*** PROVIDED DATA
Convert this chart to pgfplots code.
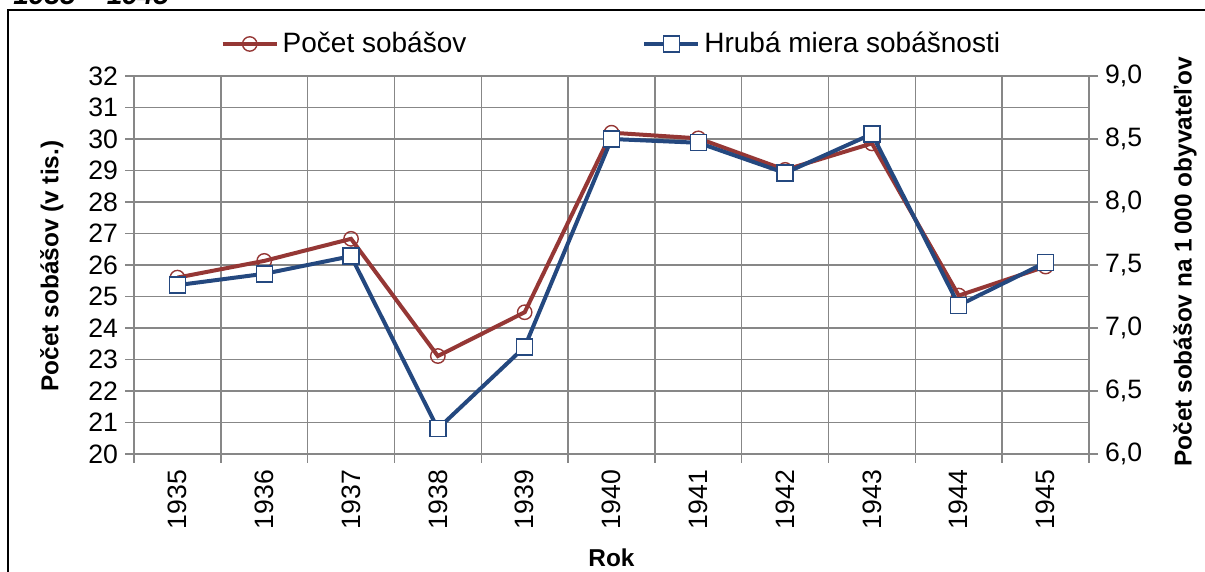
\documentclass[border=0pt]{standalone}
\usepackage{fontspec}
\setmainfont{Liberation Sans}
\usepackage{pgfplots}
\pgfplotsset{compat=1.18}
\definecolor{redS}{HTML}{953735}
\definecolor{blueS}{HTML}{24487F}
\definecolor{gridc}{HTML}{878787}
\begin{document}
\begin{tikzpicture}
\useasboundingbox (0pt,0pt) rectangle (602.5pt,286pt);
\draw[line width=0.75pt] (4pt,-10pt) -- (4pt,281pt) -- (612pt,281pt);
\node[anchor=base west, inner sep=0pt, font=\bfseries\itshape\fontsize{14}{16}\selectfont] at (6.5pt,283.5pt) {1935 – 1945};
\pgfplotsset{
  common/.style={
    at={(67pt,59pt)}, anchor=south west,
    width=477.5pt, height=189pt, scale only axis,
    xmin=-0.5, xmax=10.5,
    /pgf/number format/assume math mode=true,
    tick label style={font=\fontsize{13.3}{15}\selectfont},
    label style={font=\bfseries\fontsize{12.2}{14}\selectfont},
    axis line style={gridc, line width=0.75pt},
    major tick style={gridc, line width=0.75pt},
    major tick length=4.5pt,
    tick align=outside,
  }
}
\begin{axis}[common,
  ymin=20, ymax=32, ytick={20,21,...,32},
  xtick={-0.5,0.5,...,10.5}, xticklabels={},
  extra x ticks={0,1,...,10},
  extra x tick labels={1935,1936,1937,1938,1939,1940,1941,1942,1943,1944,1945},
  extra x tick style={grid=none, major tick style={draw=none},
     tick label style={rotate=90, anchor=east}},
  grid=major, major grid style={gridc, line width=0.75pt},
  tick pos=left,
  ylabel={Počet sobášov (v tis.)},
  ylabel style={at={(axis description cs:-0.086,0.497)}, anchor=center, rotate=0},
  xlabel={Rok},
  xlabel style={at={(axis description cs:0.5,-0.275)}, anchor=center},
  legend style={at={(axis description cs:0.0904,1.0847)}, anchor=west,
     draw=none, fill=none, inner sep=0pt,
     font=\fontsize{14}{16}\selectfont,
     /tikz/every even column/.append style={column sep=86pt}},
  legend columns=2,
  legend image code/.code={\draw[mark repeat=2,mark phase=2] plot coordinates {(0pt,0pt)(13.5pt,0pt)(27pt,0pt)};},
]
\addplot[redS, line width=2pt, mark=o, mark size=3.6pt,
  mark options={fill=white, line width=0.7pt, solid}]
  coordinates {(0,25.6)(1,26.13)(2,26.83)(3,23.11)(4,24.5)(5,30.2)(6,30.02)(7,29.02)(8,29.86)(9,25.03)(10,25.95)};
\addlegendentry{Počet sobášov}
\addlegendimage{blueS, line width=2pt, mark=square*, mark size=4pt,
  mark options={fill=white, line width=0.7pt, solid}}
\addlegendentry{Hrubá miera sobášnosti}
\end{axis}
\begin{axis}[common,
  ymin=6, ymax=9, ytick={6,6.5,...,9},
  axis y line*=right, axis x line=none,
  y tick label style={/pgf/number format/.cd, fixed, fixed zerofill, precision=1, use comma},
  ylabel={Počet sobášov na 1\,000 obyvateľov},
  ylabel style={at={(axis description cs:1.1005,0.508)}, anchor=center, rotate=0},
]
\addplot[blueS, line width=2pt, mark=square*, mark size=4pt,
  mark options={fill=white, line width=0.7pt, solid}]
  coordinates {(0,7.34)(1,7.43)(2,7.57)(3,6.20)(4,6.85)(5,8.50)(6,8.47)(7,8.23)(8,8.54)(9,7.18)(10,7.52)};
\end{axis}
\end{tikzpicture}
\end{document}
******
◆ **THE TASK**: Every line above should be returned exactly; the pictures stay out.

◆ **CORRECT ANSWER**:
Convert this chart to pgfplots code.
\documentclass[border=0pt]{standalone}
\usepackage{fontspec}
\setmainfont{Liberation Sans}
\usepackage{pgfplots}
\pgfplotsset{compat=1.18}
\definecolor{redS}{HTML}{953735}
\definecolor{blueS}{HTML}{24487F}
\definecolor{gridc}{HTML}{878787}
\begin{document}
\begin{tikzpicture}
\useasboundingbox (0pt,0pt) rectangle (602.5pt,286pt);
\draw[line width=0.75pt] (4pt,-10pt) -- (4pt,281pt) -- (612pt,281pt);
\node[anchor=base west, inner sep=0pt, font=\bfseries\itshape\fontsize{14}{16}\selectfont] at (6.5pt,283.5pt) {1935 – 1945};
\pgfplotsset{
  common/.style={
    at={(67pt,59pt)}, anchor=south west,
    width=477.5pt, height=189pt, scale only axis,
    xmin=-0.5, xmax=10.5,
    /pgf/number format/assume math mode=true,
    tick label style={font=\fontsize{13.3}{15}\selectfont},
    label style={font=\bfseries\fontsize{12.2}{14}\selectfont},
    axis line style={gridc, line width=0.75pt},
    major tick style={gridc, line width=0.75pt},
    major tick length=4.5pt,
    tick align=outside,
  }
}
\begin{axis}[common,
  ymin=20, ymax=32, ytick={20,21,...,32},
  xtick={-0.5,0.5,...,10.5}, xticklabels={},
  extra x ticks={0,1,...,10},
  extra x tick labels={1935,1936,1937,1938,1939,1940,1941,1942,1943,1944,1945},
  extra x tick style={grid=none, major tick style={draw=none},
     tick label style={rotate=90, anchor=east}},
  grid=major, major grid style={gridc, line width=0.75pt},
  tick pos=left,
  ylabel={Počet sobášov (v tis.)},
  ylabel style={at={(axis description cs:-0.086,0.497)}, anchor=center, rotate=0},
  xlabel={Rok},
  xlabel style={at={(axis description cs:0.5,-0.275)}, anchor=center},
  legend style={at={(axis description cs:0.0904,1.0847)}, anchor=west,
     draw=none, fill=none, inner sep=0pt,
     font=\fontsize{14}{16}\selectfont,
     /tikz/every even column/.append style={column sep=86pt}},
  legend columns=2,
  legend image code/.code={\draw[mark repeat=2,mark phase=2] plot coordinates {(0pt,0pt)(13.5pt,0pt)(27pt,0pt)};},
]
\addplot[redS, line width=2pt, mark=o, mark size=3.6pt,
  mark options={fill=white, line width=0.7pt, solid}]
  coordinates {(0,25.6)(1,26.13)(2,26.83)(3,23.11)(4,24.5)(5,30.2)(6,30.02)(7,29.02)(8,29.86)(9,25.03)(10,25.95)};
\addlegendentry{Počet sobášov}
\addlegendimage{blueS, line width=2pt, mark=square*, mark size=4pt,
  mark options={fill=white, line width=0.7pt, solid}}
\addlegendentry{Hrubá miera sobášnosti}
\end{axis}
\begin{axis}[common,
  ymin=6, ymax=9, ytick={6,6.5,...,9},
  axis y line*=right, axis x line=none,
  y tick label style={/pgf/number format/.cd, fixed, fixed zerofill, precision=1, use comma},
  ylabel={Počet sobášov na 1\,000 obyvateľov},
  ylabel style={at={(axis description cs:1.1005,0.508)}, anchor=center, rotate=0},
]
\addplot[blueS, line width=2pt, mark=square*, mark size=4pt,
  mark options={fill=white, line width=0.7pt, solid}]
  coordinates {(0,7.34)(1,7.43)(2,7.57)(3,6.20)(4,6.85)(5,8.50)(6,8.47)(7,8.23)(8,8.54)(9,7.18)(10,7.52)};
\end{axis}
\end{tikzpicture}
\end{document}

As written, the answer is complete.